Last updated on February 9th, 2021 at 01:41 pm

Directive 85/374/EEC concerning liability for defective products establishes the principle of objective liability or liability without fault of the producer in cases of damage caused by a defective product. There is joint liability if more than one person is responsible for the same damage. The Directive applies to movables which have been industrially produced, and applies to movables incorporated into another movable or into an immovable.  In accordance with the terms of the Directive the ‘producer’ means:

  • any participant in the production process;
  • the importer of the defective product;
  • any person putting their name, trade mark or other distinguishing feature on the product; and
  • any person supplying a product whose producer cannot be identified.

Therefore, the Directive provides for the situation where the producer cannot be identified. In such case, each supplier of the product is considered to be the producer, unless the supplier, informs the injured person within a reasonable time, of the identity of the producer or of the person who supplied him with the product. This applies also in the case of an imported product, if this product does not indicate the identity of the importer, even if the name of the producer is indicated. The burden of proof is on the injured person. He shall be required to prove the damage, the defect and the causal relationship between the defect and the damage. As the Directive provides for liability without fault, it is not necessary for the injured person to prove the negligence or fault of the producer or importer. A product is considered to be defective when it does not provide the safety which the general public is entitled to expect, and the factors to be taken into account include:

  • the presentation of the product;
  • the use to which it could reasonably be put;
  • the time when the product was put into circulation.

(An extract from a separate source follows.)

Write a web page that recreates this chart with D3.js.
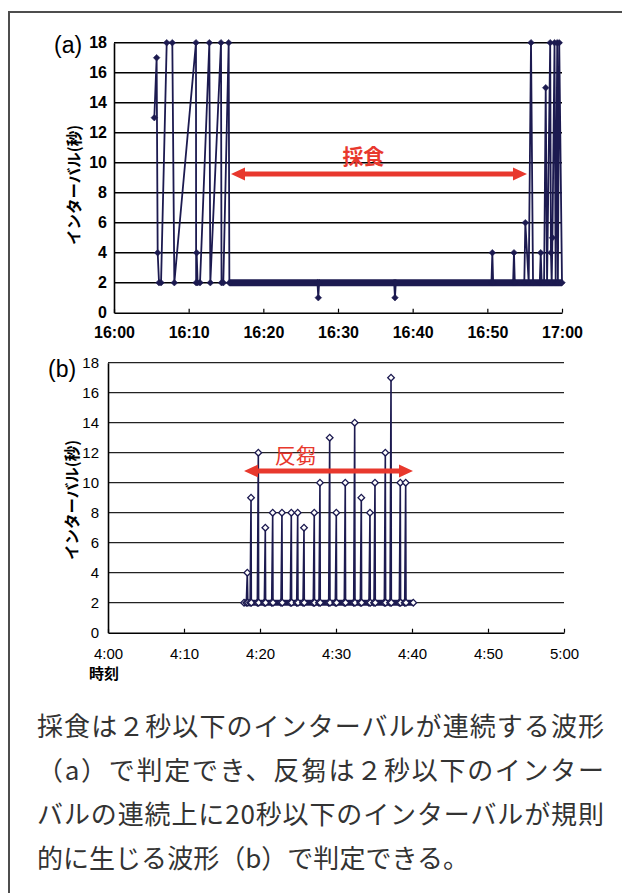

However, a product shall not be considered defective only if a better product is subsequently put into circulation. The producer is exempted from liability if he proved that:

  • he did not put the product into circulation;
  • having regard to the circumstances, it is probable that the defect which caused the damage did not exist at the time when the product was put into circulation by him or that this defect came into being afterwards;
  • the product was not manufactured for profit-making sale;
  • the product was neither manufactured nor distributed in the course of his business;
  • the defect is due to compliance of the product with mandatory regulations issued by public authorities;
  • the state of scientific and technical knowledge at the time when he put the product into circulation was not such as to enable the existence of the defect to be discovered;
  • in the case of a manufacturer of a component of the final product, that the defect is attributable to the design of the product or to the instructions given by the product manufacturer.

When the injured person is at fault, the producer’s liability may be reduced, however the producer’s liability is not altered by the fact that the damage is caused both by a defect in the product and by the act or omission of a third party. The Directive covers damage caused by death or personal injury and damage caused to an item of property intended for private use or consumption other than the defective product, with a lower threshold of €500. The Directive lays down a period of three years in which the injured party may seek compensation, and this period starts from the date on which the plaintiff became aware of the damage, the defect and the identity of the producer. The producer’s liability expires after ten years from the date on which the product was put into circulation.